Feel Show Full Spectrum Grow Lights
Even low-light plants need some amount of light to grow. Of course, sunlight is the cheapest and easiest option, but not every living space has access to copious amounts of sunlight. If you are going to be gardening in a darker room or you live in an area where it’s often cloudy, a grow light may be necessary. This light from Feel Show is actually four lights in one, all situated on a tripod. You can easily adjust the position and intensity of the lights and alternate between three different light modes, depending on the light requirements of your plants.
Best beginner plants to grow indoors
When you’re first starting out with an indoor organic garden, you may want to stick with one or two beginner-friendly plant varieties. Trying too much too soon may get overwhelming, even if you have experience gardening outside. Once you’ve gone through a cycle or two with your starter plants, you can begin to expand your setup, if desired.
Beginner-friendly indoor plants include:
- Bush beans
Another benefit of sticking with one or two plant varieties to start is that it gives you an opportunity to really learn that crop. And, many of the skills you learn will be relevant to other plants you may choose to grow later on.
Tips for your indoor organic garden
Whether you’re a seasoned outdoor gardener or you’ve never touched a plant before in your life, there are a few things to keep in mind as you get started with your new indoor organic garden.
For one, when you first plant your seeds or your starter plants, set aside a bit of time each day to check on and maintain your new garden. As the plants grow you may be able to cut back, but in the beginning, it is important to check the dryness of the soil and to regularly monitor for signs of bugs or health problems. If you notice yellow leaves on your tomato plant, for example, your plant may be over or underwatered, or not receiving adequate sunlight. If you identify the problem early on, you can take steps to fix it before the plant dies.
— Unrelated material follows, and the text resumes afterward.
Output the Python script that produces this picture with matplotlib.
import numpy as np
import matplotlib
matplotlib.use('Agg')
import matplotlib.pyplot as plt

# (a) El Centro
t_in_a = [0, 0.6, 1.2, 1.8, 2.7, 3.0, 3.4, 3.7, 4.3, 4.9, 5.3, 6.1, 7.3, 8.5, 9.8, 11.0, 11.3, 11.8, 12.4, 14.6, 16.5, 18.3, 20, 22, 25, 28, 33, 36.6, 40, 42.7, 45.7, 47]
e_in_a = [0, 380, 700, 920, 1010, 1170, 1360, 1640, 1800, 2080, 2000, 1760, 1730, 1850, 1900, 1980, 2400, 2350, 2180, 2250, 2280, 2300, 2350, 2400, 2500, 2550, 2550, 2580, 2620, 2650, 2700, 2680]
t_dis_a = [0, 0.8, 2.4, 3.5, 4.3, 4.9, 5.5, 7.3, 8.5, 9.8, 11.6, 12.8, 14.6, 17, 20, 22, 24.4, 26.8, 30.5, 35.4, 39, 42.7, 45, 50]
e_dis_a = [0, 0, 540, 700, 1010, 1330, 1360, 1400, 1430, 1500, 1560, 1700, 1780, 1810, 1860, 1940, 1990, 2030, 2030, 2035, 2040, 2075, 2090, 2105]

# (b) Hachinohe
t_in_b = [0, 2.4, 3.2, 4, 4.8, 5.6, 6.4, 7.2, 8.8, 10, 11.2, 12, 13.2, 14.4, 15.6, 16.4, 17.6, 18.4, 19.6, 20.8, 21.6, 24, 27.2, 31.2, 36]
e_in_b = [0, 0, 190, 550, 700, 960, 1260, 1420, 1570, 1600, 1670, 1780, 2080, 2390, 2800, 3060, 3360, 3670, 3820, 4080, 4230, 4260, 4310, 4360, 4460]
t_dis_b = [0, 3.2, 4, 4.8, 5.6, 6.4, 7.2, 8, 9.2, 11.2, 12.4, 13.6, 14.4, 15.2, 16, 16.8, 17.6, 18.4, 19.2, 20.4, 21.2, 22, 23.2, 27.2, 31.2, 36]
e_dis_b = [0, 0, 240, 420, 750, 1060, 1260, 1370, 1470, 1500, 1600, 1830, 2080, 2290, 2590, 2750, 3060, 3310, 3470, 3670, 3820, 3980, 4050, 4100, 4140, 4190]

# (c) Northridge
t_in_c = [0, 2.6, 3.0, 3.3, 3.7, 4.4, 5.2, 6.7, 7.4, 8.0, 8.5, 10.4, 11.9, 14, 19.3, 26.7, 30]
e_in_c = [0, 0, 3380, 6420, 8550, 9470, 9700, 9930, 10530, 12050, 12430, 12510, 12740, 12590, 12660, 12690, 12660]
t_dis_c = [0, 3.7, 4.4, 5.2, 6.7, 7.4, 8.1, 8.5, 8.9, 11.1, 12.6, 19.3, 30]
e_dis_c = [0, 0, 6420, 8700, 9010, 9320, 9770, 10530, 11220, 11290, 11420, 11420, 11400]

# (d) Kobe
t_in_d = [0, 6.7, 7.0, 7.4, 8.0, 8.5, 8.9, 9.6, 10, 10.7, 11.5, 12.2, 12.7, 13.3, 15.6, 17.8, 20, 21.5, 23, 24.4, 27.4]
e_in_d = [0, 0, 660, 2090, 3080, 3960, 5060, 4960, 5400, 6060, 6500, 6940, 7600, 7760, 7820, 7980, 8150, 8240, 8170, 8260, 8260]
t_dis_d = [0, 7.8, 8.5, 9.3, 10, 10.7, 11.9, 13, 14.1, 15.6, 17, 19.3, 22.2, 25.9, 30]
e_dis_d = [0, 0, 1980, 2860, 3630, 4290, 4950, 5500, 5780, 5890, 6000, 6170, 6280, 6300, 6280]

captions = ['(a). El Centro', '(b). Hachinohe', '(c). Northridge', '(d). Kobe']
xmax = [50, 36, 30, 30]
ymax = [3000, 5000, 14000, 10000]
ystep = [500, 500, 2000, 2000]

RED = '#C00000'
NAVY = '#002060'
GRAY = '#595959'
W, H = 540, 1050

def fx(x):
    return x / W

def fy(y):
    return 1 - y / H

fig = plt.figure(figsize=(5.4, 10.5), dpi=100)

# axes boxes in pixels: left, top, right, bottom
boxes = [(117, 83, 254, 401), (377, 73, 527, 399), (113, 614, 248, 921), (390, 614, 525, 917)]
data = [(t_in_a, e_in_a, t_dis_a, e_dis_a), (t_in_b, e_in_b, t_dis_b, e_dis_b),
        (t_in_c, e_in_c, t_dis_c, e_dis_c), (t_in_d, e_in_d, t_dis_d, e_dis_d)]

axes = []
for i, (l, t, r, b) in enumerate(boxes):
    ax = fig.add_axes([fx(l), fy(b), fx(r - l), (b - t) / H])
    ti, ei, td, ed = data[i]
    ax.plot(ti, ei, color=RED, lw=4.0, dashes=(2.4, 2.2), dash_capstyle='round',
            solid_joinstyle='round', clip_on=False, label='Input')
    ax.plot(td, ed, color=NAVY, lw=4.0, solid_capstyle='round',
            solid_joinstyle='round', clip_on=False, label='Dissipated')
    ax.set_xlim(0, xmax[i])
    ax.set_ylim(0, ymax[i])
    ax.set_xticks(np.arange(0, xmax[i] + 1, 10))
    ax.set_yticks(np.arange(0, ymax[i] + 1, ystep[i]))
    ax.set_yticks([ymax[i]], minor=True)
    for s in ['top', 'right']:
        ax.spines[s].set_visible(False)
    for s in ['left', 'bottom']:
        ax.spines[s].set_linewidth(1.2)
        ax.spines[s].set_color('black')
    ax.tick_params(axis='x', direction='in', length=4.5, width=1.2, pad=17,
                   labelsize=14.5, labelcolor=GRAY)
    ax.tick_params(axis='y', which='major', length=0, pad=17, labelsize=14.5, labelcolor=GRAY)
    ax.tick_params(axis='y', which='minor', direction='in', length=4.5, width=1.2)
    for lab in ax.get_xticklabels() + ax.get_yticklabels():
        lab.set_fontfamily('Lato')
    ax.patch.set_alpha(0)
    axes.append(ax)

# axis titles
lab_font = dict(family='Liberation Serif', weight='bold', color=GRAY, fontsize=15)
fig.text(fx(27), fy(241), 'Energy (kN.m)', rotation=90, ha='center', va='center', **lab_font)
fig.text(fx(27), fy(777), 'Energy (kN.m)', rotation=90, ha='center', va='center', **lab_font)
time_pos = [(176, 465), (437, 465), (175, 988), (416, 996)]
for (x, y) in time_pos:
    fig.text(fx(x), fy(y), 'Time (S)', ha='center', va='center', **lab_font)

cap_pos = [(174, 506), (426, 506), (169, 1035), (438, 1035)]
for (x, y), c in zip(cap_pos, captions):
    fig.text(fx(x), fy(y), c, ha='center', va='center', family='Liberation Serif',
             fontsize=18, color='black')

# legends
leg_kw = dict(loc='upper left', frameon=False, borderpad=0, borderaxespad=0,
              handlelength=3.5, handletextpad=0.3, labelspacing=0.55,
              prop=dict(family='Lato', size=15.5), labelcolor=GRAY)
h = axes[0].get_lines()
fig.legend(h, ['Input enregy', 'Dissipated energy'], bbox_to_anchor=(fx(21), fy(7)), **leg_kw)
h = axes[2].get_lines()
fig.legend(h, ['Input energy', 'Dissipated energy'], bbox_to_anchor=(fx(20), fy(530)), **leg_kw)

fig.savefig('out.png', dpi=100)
As your garden is organic, you may also want to begin composting. This environmentally-friendly habit can help provide added nutrients to your soil. Composting may conjure up an image of a large pile of rotting organic matter. Forget that, there are a number of effective and clean ways to compost indoors, including a worm farm or even a Bokashi unit. Place organic food scraps from chopped-up veggies, coffee grounds, and eggshells in the bin and allow them to sit. Over time, this organic matter will break down and you can add it to your soil.
Because you are not using pesticides, you will also need to watch your plants for any signs of bugs. Usually, you will be able to spot them quite easily. If you do notice bugs on your plants, manually remove them and take care to inspect each leaf. You can also use a natural substance such as diatomaceous earth to help kill any insects that are present.
An indoor organic garden is an excellent alternative for those who don’t have access to outdoor space. Whether you have an entire room to dedicate to your new garden or just a windowsill, you can easily grow a variety of fruits and vegetables from the comfort of your own home.